■ **What the exercise asks**
Give an exact copy of every line, leaving images out.
** Begin Supplied information **
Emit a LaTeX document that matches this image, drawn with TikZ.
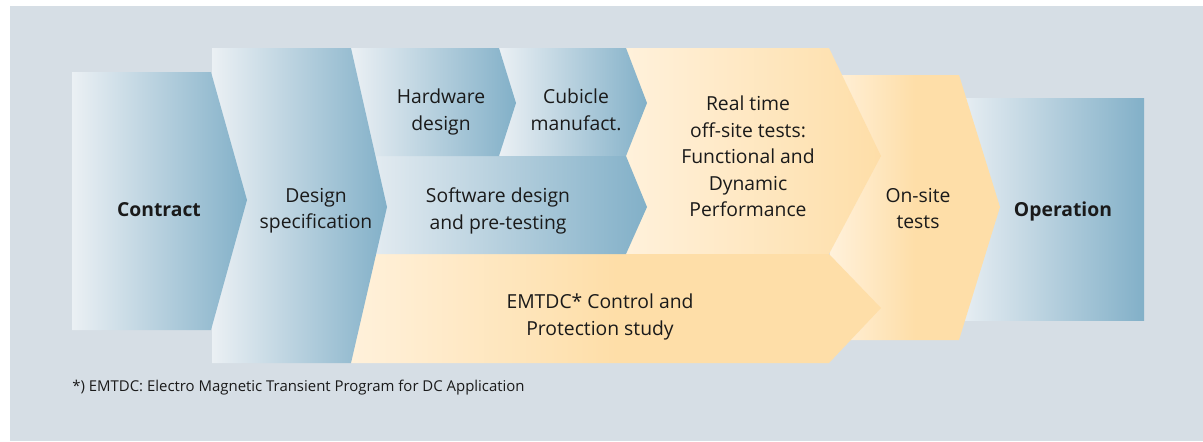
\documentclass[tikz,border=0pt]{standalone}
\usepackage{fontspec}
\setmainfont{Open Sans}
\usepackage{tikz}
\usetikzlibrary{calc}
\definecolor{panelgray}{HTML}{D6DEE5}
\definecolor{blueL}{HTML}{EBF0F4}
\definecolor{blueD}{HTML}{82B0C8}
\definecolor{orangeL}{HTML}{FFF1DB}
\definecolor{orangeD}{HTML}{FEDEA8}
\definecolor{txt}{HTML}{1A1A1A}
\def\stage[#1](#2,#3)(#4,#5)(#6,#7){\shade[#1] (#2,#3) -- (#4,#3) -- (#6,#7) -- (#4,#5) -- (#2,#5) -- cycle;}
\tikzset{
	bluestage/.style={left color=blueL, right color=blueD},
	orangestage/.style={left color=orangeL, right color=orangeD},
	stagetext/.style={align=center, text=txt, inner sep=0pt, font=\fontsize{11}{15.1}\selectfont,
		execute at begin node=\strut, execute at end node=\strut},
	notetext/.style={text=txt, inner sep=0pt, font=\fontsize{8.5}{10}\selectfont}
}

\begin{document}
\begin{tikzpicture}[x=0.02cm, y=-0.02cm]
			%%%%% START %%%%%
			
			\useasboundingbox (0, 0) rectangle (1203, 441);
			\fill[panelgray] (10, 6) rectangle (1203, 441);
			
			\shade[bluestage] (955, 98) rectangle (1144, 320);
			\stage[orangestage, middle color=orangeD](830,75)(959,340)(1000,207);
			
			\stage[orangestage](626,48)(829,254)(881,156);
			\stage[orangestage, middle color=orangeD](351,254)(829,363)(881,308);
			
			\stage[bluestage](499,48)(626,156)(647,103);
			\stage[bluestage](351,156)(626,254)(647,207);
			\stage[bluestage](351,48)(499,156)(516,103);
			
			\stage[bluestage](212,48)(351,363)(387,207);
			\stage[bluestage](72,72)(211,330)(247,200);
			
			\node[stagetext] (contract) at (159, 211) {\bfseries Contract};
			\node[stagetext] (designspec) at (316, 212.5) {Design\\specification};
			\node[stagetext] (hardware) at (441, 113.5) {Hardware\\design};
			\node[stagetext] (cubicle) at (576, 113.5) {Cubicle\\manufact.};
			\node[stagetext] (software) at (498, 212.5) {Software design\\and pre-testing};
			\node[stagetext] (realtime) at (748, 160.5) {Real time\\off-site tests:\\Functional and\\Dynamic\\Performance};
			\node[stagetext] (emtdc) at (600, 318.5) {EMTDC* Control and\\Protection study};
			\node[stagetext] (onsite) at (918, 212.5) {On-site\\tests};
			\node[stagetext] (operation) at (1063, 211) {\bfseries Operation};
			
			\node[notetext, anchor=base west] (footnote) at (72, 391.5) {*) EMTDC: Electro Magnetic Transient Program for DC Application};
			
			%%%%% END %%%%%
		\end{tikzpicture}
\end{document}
** End Supplied information **
■ **Complete answer**
Emit a LaTeX document that matches this image, drawn with TikZ.
\documentclass[tikz,border=0pt]{standalone}
\usepackage{fontspec}
\setmainfont{Open Sans}
\usepackage{tikz}
\usetikzlibrary{calc}
\definecolor{panelgray}{HTML}{D6DEE5}
\definecolor{blueL}{HTML}{EBF0F4}
\definecolor{blueD}{HTML}{82B0C8}
\definecolor{orangeL}{HTML}{FFF1DB}
\definecolor{orangeD}{HTML}{FEDEA8}
\definecolor{txt}{HTML}{1A1A1A}
\def\stage[#1](#2,#3)(#4,#5)(#6,#7){\shade[#1] (#2,#3) -- (#4,#3) -- (#6,#7) -- (#4,#5) -- (#2,#5) -- cycle;}
\tikzset{
	bluestage/.style={left color=blueL, right color=blueD},
	orangestage/.style={left color=orangeL, right color=orangeD},
	stagetext/.style={align=center, text=txt, inner sep=0pt, font=\fontsize{11}{15.1}\selectfont,
		execute at begin node=\strut, execute at end node=\strut},
	notetext/.style={text=txt, inner sep=0pt, font=\fontsize{8.5}{10}\selectfont}
}

\begin{document}
\begin{tikzpicture}[x=0.02cm, y=-0.02cm]
			%%%%% START %%%%%
			
			\useasboundingbox (0, 0) rectangle (1203, 441);
			\fill[panelgray] (10, 6) rectangle (1203, 441);
			
			\shade[bluestage] (955, 98) rectangle (1144, 320);
			\stage[orangestage, middle color=orangeD](830,75)(959,340)(1000,207);
			
			\stage[orangestage](626,48)(829,254)(881,156);
			\stage[orangestage, middle color=orangeD](351,254)(829,363)(881,308);
			
			\stage[bluestage](499,48)(626,156)(647,103);
			\stage[bluestage](351,156)(626,254)(647,207);
			\stage[bluestage](351,48)(499,156)(516,103);
			
			\stage[bluestage](212,48)(351,363)(387,207);
			\stage[bluestage](72,72)(211,330)(247,200);
			
			\node[stagetext] (contract) at (159, 211) {\bfseries Contract};
			\node[stagetext] (designspec) at (316, 212.5) {Design\\specification};
			\node[stagetext] (hardware) at (441, 113.5) {Hardware\\design};
			\node[stagetext] (cubicle) at (576, 113.5) {Cubicle\\manufact.};
			\node[stagetext] (software) at (498, 212.5) {Software design\\and pre-testing};
			\node[stagetext] (realtime) at (748, 160.5) {Real time\\off-site tests:\\Functional and\\Dynamic\\Performance};
			\node[stagetext] (emtdc) at (600, 318.5) {EMTDC* Control and\\Protection study};
			\node[stagetext] (onsite) at (918, 212.5) {On-site\\tests};
			\node[stagetext] (operation) at (1063, 211) {\bfseries Operation};
			
			\node[notetext, anchor=base west] (footnote) at (72, 391.5) {*) EMTDC: Electro Magnetic Transient Program for DC Application};
			
			%%%%% END %%%%%
		\end{tikzpicture}
\end{document}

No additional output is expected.